WRITTEN PROBLEM: Without any pictures, restate the lines from the one containing "Convert this diagram to TikZ code." to the one containing "(0,0) rectangle (1074,776);", word for word, ends included.

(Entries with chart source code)

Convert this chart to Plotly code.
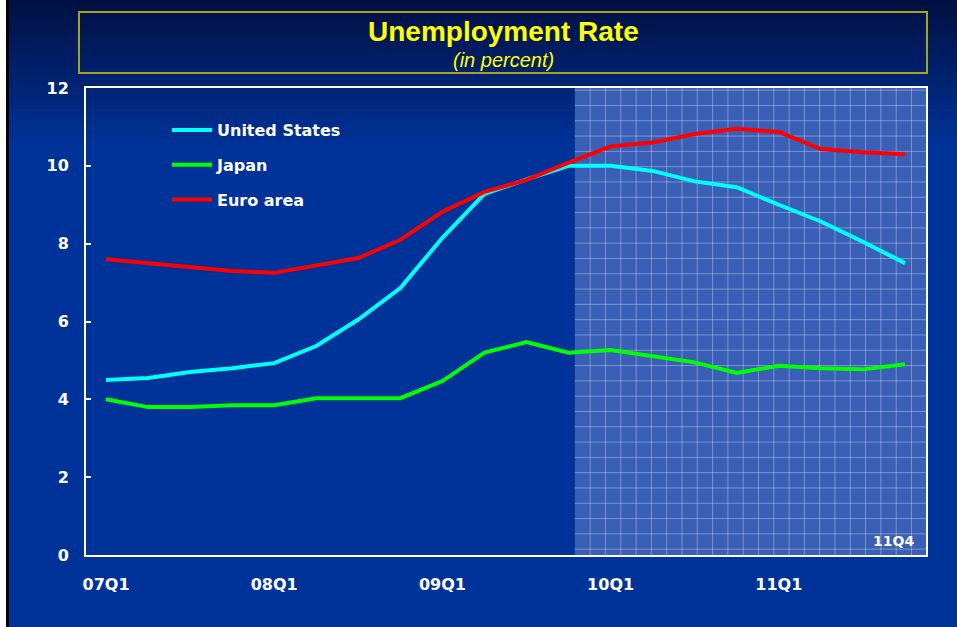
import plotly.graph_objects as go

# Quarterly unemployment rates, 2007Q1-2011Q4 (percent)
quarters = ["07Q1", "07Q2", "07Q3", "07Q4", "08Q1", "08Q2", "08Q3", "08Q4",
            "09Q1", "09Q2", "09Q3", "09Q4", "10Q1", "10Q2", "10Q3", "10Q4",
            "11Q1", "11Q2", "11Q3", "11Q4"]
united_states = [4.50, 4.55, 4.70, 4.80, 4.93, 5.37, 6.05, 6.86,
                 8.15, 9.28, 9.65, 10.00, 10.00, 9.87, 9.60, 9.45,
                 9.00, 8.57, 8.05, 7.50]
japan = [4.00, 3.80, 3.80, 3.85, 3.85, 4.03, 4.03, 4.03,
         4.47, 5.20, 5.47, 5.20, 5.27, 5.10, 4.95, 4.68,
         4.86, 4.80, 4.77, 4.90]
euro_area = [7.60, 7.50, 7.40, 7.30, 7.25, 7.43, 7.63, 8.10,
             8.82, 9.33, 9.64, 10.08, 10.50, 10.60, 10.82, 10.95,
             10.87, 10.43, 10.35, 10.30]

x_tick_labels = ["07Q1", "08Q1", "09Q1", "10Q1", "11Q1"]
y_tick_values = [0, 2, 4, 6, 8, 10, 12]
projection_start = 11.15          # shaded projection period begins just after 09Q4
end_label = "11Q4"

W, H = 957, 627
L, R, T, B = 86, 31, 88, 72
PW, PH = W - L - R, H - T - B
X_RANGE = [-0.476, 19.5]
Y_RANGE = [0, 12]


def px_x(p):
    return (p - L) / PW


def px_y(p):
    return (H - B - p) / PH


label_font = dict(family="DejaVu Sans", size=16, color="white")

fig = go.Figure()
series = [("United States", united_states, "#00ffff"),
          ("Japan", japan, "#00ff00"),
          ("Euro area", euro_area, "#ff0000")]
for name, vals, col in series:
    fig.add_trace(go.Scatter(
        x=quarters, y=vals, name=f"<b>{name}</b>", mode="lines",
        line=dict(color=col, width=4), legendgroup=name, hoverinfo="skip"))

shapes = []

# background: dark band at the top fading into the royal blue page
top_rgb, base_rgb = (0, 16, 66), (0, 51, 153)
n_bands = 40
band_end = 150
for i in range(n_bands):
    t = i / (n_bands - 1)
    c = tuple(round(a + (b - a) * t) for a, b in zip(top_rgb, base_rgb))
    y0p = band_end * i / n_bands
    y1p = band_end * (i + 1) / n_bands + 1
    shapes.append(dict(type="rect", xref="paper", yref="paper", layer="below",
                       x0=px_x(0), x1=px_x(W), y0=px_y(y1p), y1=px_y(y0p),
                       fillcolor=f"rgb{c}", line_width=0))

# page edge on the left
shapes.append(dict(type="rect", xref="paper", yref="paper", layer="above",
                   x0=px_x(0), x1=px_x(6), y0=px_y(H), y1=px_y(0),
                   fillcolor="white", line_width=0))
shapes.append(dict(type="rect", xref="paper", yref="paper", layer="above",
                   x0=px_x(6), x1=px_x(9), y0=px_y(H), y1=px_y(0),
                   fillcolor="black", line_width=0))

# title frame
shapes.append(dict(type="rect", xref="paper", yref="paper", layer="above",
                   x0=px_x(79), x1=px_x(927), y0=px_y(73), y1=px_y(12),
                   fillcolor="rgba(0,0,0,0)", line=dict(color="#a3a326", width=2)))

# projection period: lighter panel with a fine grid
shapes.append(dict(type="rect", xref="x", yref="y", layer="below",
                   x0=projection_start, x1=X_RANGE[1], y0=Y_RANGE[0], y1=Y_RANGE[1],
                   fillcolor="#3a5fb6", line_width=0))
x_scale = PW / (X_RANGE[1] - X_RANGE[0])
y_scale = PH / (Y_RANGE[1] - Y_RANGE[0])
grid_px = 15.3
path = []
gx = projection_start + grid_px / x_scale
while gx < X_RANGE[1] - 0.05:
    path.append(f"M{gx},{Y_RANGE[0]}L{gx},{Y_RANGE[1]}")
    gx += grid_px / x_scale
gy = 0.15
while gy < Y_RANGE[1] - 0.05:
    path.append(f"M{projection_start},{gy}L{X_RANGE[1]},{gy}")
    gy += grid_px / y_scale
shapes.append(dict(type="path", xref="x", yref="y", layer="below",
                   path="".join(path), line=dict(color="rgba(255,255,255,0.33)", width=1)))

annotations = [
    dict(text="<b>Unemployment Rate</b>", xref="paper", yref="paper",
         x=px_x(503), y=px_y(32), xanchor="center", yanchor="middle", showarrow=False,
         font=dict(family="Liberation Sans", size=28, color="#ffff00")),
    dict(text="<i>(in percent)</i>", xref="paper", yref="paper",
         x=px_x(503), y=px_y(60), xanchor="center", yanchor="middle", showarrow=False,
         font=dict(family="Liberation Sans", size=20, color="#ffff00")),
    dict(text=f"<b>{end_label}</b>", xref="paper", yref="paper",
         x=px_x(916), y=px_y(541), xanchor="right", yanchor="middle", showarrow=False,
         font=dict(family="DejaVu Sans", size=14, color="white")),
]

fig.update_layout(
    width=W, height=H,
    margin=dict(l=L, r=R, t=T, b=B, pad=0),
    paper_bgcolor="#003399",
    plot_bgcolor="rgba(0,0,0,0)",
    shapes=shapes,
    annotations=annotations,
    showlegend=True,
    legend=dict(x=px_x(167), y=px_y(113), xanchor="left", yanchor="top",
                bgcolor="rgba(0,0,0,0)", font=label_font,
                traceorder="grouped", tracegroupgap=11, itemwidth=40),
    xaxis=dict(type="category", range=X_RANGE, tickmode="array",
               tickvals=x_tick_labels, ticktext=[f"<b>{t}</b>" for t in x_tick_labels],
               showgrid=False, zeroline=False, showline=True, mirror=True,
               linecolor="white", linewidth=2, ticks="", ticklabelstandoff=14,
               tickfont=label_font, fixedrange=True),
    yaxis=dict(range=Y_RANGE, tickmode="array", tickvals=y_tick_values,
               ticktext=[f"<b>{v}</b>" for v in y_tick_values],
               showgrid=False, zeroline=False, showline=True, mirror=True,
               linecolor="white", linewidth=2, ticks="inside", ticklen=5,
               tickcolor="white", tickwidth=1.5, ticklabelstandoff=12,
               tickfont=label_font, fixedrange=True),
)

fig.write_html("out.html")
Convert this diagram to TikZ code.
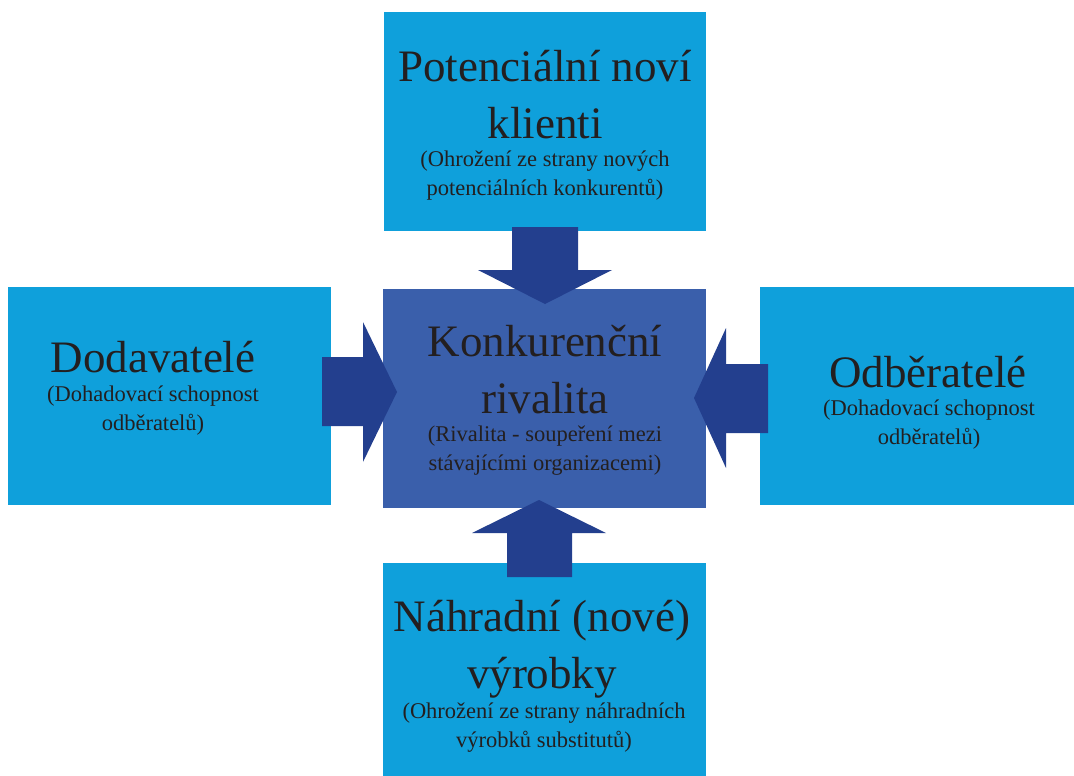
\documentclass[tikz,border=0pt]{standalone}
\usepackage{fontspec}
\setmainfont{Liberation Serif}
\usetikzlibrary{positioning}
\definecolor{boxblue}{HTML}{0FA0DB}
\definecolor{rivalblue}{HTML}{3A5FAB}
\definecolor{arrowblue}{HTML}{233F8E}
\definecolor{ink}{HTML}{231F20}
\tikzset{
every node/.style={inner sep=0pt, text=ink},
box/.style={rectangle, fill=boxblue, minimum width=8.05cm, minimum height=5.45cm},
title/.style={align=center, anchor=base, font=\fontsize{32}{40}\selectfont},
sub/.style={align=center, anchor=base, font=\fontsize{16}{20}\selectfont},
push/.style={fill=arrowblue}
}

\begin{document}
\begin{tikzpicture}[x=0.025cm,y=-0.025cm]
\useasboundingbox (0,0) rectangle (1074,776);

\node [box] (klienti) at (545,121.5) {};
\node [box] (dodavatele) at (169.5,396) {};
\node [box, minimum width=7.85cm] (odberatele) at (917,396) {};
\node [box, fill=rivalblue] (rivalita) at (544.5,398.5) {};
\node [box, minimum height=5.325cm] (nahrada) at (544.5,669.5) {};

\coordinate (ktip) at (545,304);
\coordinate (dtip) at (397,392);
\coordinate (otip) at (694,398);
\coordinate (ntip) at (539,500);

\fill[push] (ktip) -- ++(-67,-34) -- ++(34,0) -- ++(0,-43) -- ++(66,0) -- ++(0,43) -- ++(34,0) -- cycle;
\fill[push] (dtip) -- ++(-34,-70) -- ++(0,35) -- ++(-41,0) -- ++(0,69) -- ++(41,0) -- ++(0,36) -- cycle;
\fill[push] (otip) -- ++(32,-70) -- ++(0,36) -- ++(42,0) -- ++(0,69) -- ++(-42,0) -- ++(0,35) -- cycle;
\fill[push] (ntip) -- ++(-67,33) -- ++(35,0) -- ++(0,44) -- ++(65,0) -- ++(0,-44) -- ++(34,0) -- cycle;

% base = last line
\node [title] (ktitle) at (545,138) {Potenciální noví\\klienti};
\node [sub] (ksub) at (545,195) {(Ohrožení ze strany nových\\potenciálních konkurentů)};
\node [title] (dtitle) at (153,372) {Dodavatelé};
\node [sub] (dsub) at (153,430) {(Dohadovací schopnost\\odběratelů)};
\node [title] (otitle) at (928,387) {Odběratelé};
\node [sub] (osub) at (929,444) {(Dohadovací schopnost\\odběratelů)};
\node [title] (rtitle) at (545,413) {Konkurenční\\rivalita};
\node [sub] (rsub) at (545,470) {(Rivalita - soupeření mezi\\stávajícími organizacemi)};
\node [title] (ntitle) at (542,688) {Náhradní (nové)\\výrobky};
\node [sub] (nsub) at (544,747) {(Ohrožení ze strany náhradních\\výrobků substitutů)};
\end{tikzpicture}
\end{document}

ANSWER TO THIS TASK:
Convert this diagram to TikZ code.
\documentclass[tikz,border=0pt]{standalone}
\usepackage{fontspec}
\setmainfont{Liberation Serif}
\usetikzlibrary{positioning}
\definecolor{boxblue}{HTML}{0FA0DB}
\definecolor{rivalblue}{HTML}{3A5FAB}
\definecolor{arrowblue}{HTML}{233F8E}
\definecolor{ink}{HTML}{231F20}
\tikzset{
every node/.style={inner sep=0pt, text=ink},
box/.style={rectangle, fill=boxblue, minimum width=8.05cm, minimum height=5.45cm},
title/.style={align=center, anchor=base, font=\fontsize{32}{40}\selectfont},
sub/.style={align=center, anchor=base, font=\fontsize{16}{20}\selectfont},
push/.style={fill=arrowblue}
}

\begin{document}
\begin{tikzpicture}[x=0.025cm,y=-0.025cm]
\useasboundingbox (0,0) rectangle (1074,776);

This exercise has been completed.